◆ **WORK TO DO**
Without the pictures, copy all the entries below exactly.

======== MATERIAL TO PROCESS ========

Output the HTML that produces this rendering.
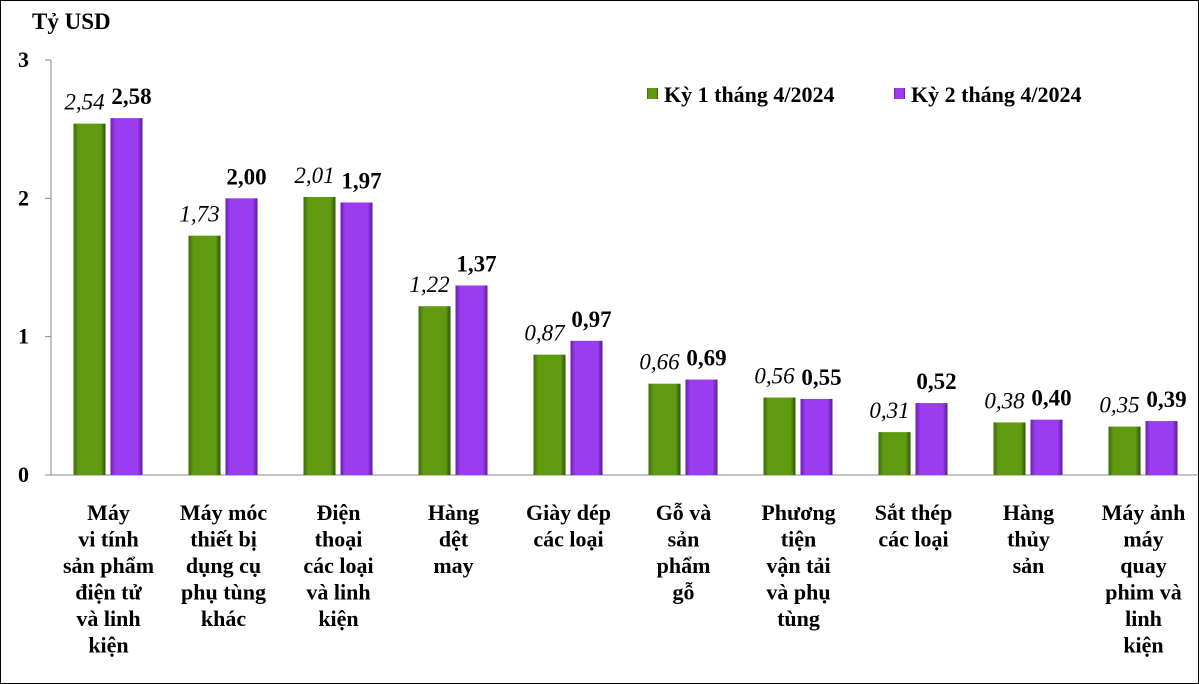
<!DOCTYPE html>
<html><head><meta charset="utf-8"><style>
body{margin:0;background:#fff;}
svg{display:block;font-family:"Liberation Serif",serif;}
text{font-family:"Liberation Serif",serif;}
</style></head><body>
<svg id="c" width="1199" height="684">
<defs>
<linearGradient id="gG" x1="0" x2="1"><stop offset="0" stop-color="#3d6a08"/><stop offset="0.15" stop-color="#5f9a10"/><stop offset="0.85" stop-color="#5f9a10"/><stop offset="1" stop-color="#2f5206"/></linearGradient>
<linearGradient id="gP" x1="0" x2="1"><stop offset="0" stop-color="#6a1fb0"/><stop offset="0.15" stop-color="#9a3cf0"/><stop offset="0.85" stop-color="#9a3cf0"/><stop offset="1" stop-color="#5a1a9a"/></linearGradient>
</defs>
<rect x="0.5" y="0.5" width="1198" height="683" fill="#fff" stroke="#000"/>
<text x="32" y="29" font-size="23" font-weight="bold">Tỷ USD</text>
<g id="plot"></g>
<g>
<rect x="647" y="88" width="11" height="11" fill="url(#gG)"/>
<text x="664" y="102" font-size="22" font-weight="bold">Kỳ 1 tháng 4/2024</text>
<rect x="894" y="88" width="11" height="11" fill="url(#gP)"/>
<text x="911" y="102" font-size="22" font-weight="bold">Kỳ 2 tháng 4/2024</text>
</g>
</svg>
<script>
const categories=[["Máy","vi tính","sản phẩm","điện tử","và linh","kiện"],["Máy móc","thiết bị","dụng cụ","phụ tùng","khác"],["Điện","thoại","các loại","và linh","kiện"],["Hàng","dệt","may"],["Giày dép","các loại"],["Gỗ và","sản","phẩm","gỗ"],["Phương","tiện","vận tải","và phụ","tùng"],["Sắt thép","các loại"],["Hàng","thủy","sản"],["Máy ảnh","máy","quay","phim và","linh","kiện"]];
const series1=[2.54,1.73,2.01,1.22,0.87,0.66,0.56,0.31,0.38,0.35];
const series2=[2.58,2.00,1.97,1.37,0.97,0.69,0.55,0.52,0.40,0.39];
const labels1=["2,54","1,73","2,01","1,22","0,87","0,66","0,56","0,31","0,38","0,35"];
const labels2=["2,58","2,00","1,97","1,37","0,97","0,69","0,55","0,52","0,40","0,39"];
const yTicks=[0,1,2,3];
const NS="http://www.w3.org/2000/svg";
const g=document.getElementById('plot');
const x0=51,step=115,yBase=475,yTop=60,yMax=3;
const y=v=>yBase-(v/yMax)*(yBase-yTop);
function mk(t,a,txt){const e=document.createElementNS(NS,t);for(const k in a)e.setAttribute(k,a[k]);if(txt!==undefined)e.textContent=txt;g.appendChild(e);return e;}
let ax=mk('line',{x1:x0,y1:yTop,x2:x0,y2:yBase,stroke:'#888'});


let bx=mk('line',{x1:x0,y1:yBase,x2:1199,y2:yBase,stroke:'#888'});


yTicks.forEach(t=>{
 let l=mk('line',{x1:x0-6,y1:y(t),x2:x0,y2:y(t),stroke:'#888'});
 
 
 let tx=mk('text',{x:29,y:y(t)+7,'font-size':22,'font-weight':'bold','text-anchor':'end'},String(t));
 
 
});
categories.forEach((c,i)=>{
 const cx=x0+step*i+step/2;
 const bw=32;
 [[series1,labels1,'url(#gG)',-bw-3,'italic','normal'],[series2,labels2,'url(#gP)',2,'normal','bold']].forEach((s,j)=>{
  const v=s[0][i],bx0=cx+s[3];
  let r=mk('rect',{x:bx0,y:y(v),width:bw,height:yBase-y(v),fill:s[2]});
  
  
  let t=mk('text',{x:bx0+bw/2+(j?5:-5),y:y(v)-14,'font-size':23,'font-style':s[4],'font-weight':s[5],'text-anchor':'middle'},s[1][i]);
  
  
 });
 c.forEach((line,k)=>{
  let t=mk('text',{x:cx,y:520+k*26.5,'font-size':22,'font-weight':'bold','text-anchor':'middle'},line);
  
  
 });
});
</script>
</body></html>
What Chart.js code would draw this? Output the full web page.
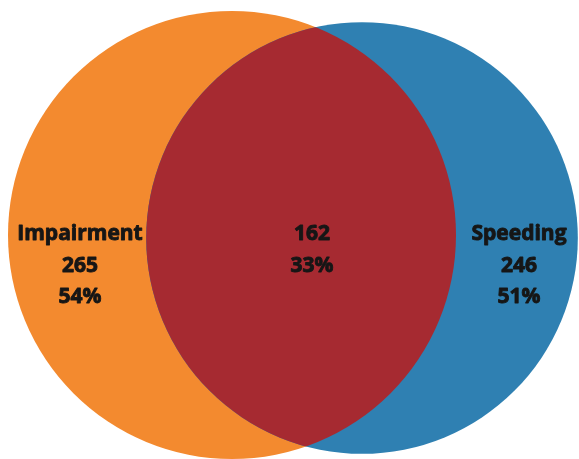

========

◆ **RESPONSE TO THE EXERCISE**
Output the HTML that produces this rendering.
<!DOCTYPE html>
<html><head><meta charset="utf-8"><style>
body{margin:0;background:#fff;}
svg{display:block;font-family:"Liberation Serif",serif;}
text{font-family:"Liberation Serif",serif;}
</style></head><body>
<svg id="c" width="1199" height="684">
<defs>
<linearGradient id="gG" x1="0" x2="1"><stop offset="0" stop-color="#3d6a08"/><stop offset="0.15" stop-color="#5f9a10"/><stop offset="0.85" stop-color="#5f9a10"/><stop offset="1" stop-color="#2f5206"/></linearGradient>
<linearGradient id="gP" x1="0" x2="1"><stop offset="0" stop-color="#6a1fb0"/><stop offset="0.15" stop-color="#9a3cf0"/><stop offset="0.85" stop-color="#9a3cf0"/><stop offset="1" stop-color="#5a1a9a"/></linearGradient>
</defs>
<rect x="0.5" y="0.5" width="1198" height="683" fill="#fff" stroke="#000"/>
<text x="32" y="29" font-size="23" font-weight="bold">Tỷ USD</text>
<g id="plot"></g>
<g>
<rect x="647" y="88" width="11" height="11" fill="url(#gG)"/>
<text x="664" y="102" font-size="22" font-weight="bold">Kỳ 1 tháng 4/2024</text>
<rect x="894" y="88" width="11" height="11" fill="url(#gP)"/>
<text x="911" y="102" font-size="22" font-weight="bold">Kỳ 2 tháng 4/2024</text>
</g>
</svg>
<script>
const categories=[["Máy","vi tính","sản phẩm","điện tử","và linh","kiện"],["Máy móc","thiết bị","dụng cụ","phụ tùng","khác"],["Điện","thoại","các loại","và linh","kiện"],["Hàng","dệt","may"],["Giày dép","các loại"],["Gỗ và","sản","phẩm","gỗ"],["Phương","tiện","vận tải","và phụ","tùng"],["Sắt thép","các loại"],["Hàng","thủy","sản"],["Máy ảnh","máy","quay","phim và","linh","kiện"]];
const series1=[2.54,1.73,2.01,1.22,0.87,0.66,0.56,0.31,0.38,0.35];
const series2=[2.58,2.00,1.97,1.37,0.97,0.69,0.55,0.52,0.40,0.39];
const labels1=["2,54","1,73","2,01","1,22","0,87","0,66","0,56","0,31","0,38","0,35"];
const labels2=["2,58","2,00","1,97","1,37","0,97","0,69","0,55","0,52","0,40","0,39"];
const yTicks=[0,1,2,3];
const NS="http://www.w3.org/2000/svg";
const g=document.getElementById('plot');
const x0=51,step=115,yBase=475,yTop=60,yMax=3;
const y=v=>yBase-(v/yMax)*(yBase-yTop);
function mk(t,a,txt){const e=document.createElementNS(NS,t);for(const k in a)e.setAttribute(k,a[k]);if(txt!==undefined)e.textContent=txt;g.appendChild(e);return e;}
let ax=mk('line',{x1:x0,y1:yTop,x2:x0,y2:yBase,stroke:'#888'});


let bx=mk('line',{x1:x0,y1:yBase,x2:1199,y2:yBase,stroke:'#888'});


yTicks.forEach(t=>{
 let l=mk('line',{x1:x0-6,y1:y(t),x2:x0,y2:y(t),stroke:'#888'});
 
 
 let tx=mk('text',{x:29,y:y(t)+7,'font-size':22,'font-weight':'bold','text-anchor':'end'},String(t));
 
 
});
categories.forEach((c,i)=>{
 const cx=x0+step*i+step/2;
 const bw=32;
 [[series1,labels1,'url(#gG)',-bw-3,'italic','normal'],[series2,labels2,'url(#gP)',2,'normal','bold']].forEach((s,j)=>{
  const v=s[0][i],bx0=cx+s[3];
  let r=mk('rect',{x:bx0,y:y(v),width:bw,height:yBase-y(v),fill:s[2]});
  
  
  let t=mk('text',{x:bx0+bw/2+(j?5:-5),y:y(v)-14,'font-size':23,'font-style':s[4],'font-weight':s[5],'text-anchor':'middle'},s[1][i]);
  
  
 });
 c.forEach((line,k)=>{
  let t=mk('text',{x:cx,y:520+k*26.5,'font-size':22,'font-weight':'bold','text-anchor':'middle'},line);
  
  
 });
});
</script>
</body></html>
What Chart.js code would draw this? Output the full web page.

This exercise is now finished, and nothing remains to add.